* TASK DESCRIPTION
Omit all pictures. Copy the rest of the material exactly.

=== INFORMATION PROVIDED ===

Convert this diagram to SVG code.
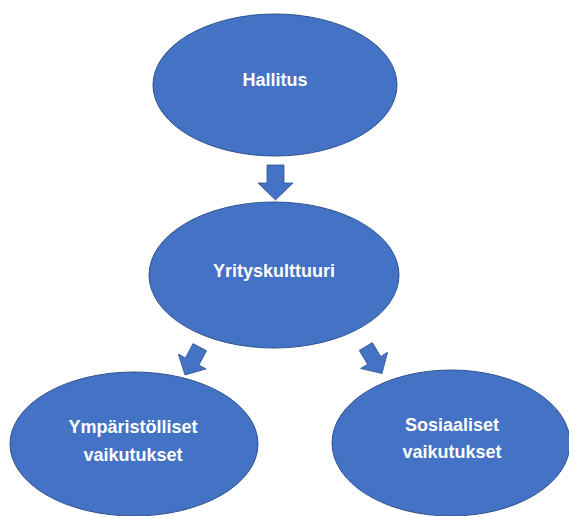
<svg xmlns="http://www.w3.org/2000/svg" width="569" height="516" viewBox="0 0 569 516">
<style>
.node{fill:#4472C4;stroke:#2F528F;stroke-width:1}
.arrow{fill:#4472C4;stroke:#2F528F;stroke-width:0.8}
.lbl{font-family:"Liberation Sans",Arial,sans-serif;font-weight:bold;font-size:18px;fill:#FFFFFF;text-anchor:middle}
</style>
<defs>
<path id="blockArrow" d="M-8.5,-35 H8.5 V-17 H17.5 L0,0 L-17.5,-17 H-8.5 Z"/>
</defs>
<rect width="569" height="516" fill="#FFFFFF"/>
<g id="connectors">
<use href="#blockArrow" class="arrow" transform="translate(275.5,200)"/>
<use href="#blockArrow" class="arrow" transform="translate(185,375) rotate(28) scale(0.9)"/>
<use href="#blockArrow" class="arrow" transform="translate(382,373.5) rotate(-31) scale(0.9)"/>
</g>
<g id="hallitus">
<ellipse class="node" cx="275" cy="85" rx="122" ry="71"/>
<text class="lbl" x="275" y="86">Hallitus</text>
</g>
<g id="yrityskulttuuri">
<ellipse class="node" cx="274" cy="275" rx="125" ry="73"/>
<text class="lbl" x="274" y="277">Yrityskulttuuri</text>
</g>
<g id="ymparistolliset">
<ellipse class="node" cx="134" cy="444" rx="124" ry="72"/>
<text class="lbl" x="133" y="433">Ympäristölliset</text>
<text class="lbl" x="133" y="461">vaikutukset</text>
</g>
<g id="sosiaaliset">
<ellipse class="node" cx="451" cy="443" rx="119" ry="73"/>
<text class="lbl" x="452" y="431">Sosiaaliset</text>
<text class="lbl" x="452" y="458">vaikutukset</text>
</g>
</svg>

===

* CORRECT OUTPUT
Convert this diagram to SVG code.
<svg xmlns="http://www.w3.org/2000/svg" width="569" height="516" viewBox="0 0 569 516">
<style>
.node{fill:#4472C4;stroke:#2F528F;stroke-width:1}
.arrow{fill:#4472C4;stroke:#2F528F;stroke-width:0.8}
.lbl{font-family:"Liberation Sans",Arial,sans-serif;font-weight:bold;font-size:18px;fill:#FFFFFF;text-anchor:middle}
</style>
<defs>
<path id="blockArrow" d="M-8.5,-35 H8.5 V-17 H17.5 L0,0 L-17.5,-17 H-8.5 Z"/>
</defs>
<rect width="569" height="516" fill="#FFFFFF"/>
<g id="connectors">
<use href="#blockArrow" class="arrow" transform="translate(275.5,200)"/>
<use href="#blockArrow" class="arrow" transform="translate(185,375) rotate(28) scale(0.9)"/>
<use href="#blockArrow" class="arrow" transform="translate(382,373.5) rotate(-31) scale(0.9)"/>
</g>
<g id="hallitus">
<ellipse class="node" cx="275" cy="85" rx="122" ry="71"/>
<text class="lbl" x="275" y="86">Hallitus</text>
</g>
<g id="yrityskulttuuri">
<ellipse class="node" cx="274" cy="275" rx="125" ry="73"/>
<text class="lbl" x="274" y="277">Yrityskulttuuri</text>
</g>
<g id="ymparistolliset">
<ellipse class="node" cx="134" cy="444" rx="124" ry="72"/>
<text class="lbl" x="133" y="433">Ympäristölliset</text>
<text class="lbl" x="133" y="461">vaikutukset</text>
</g>
<g id="sosiaaliset">
<ellipse class="node" cx="451" cy="443" rx="119" ry="73"/>
<text class="lbl" x="452" y="431">Sosiaaliset</text>
<text class="lbl" x="452" y="458">vaikutukset</text>
</g>
</svg>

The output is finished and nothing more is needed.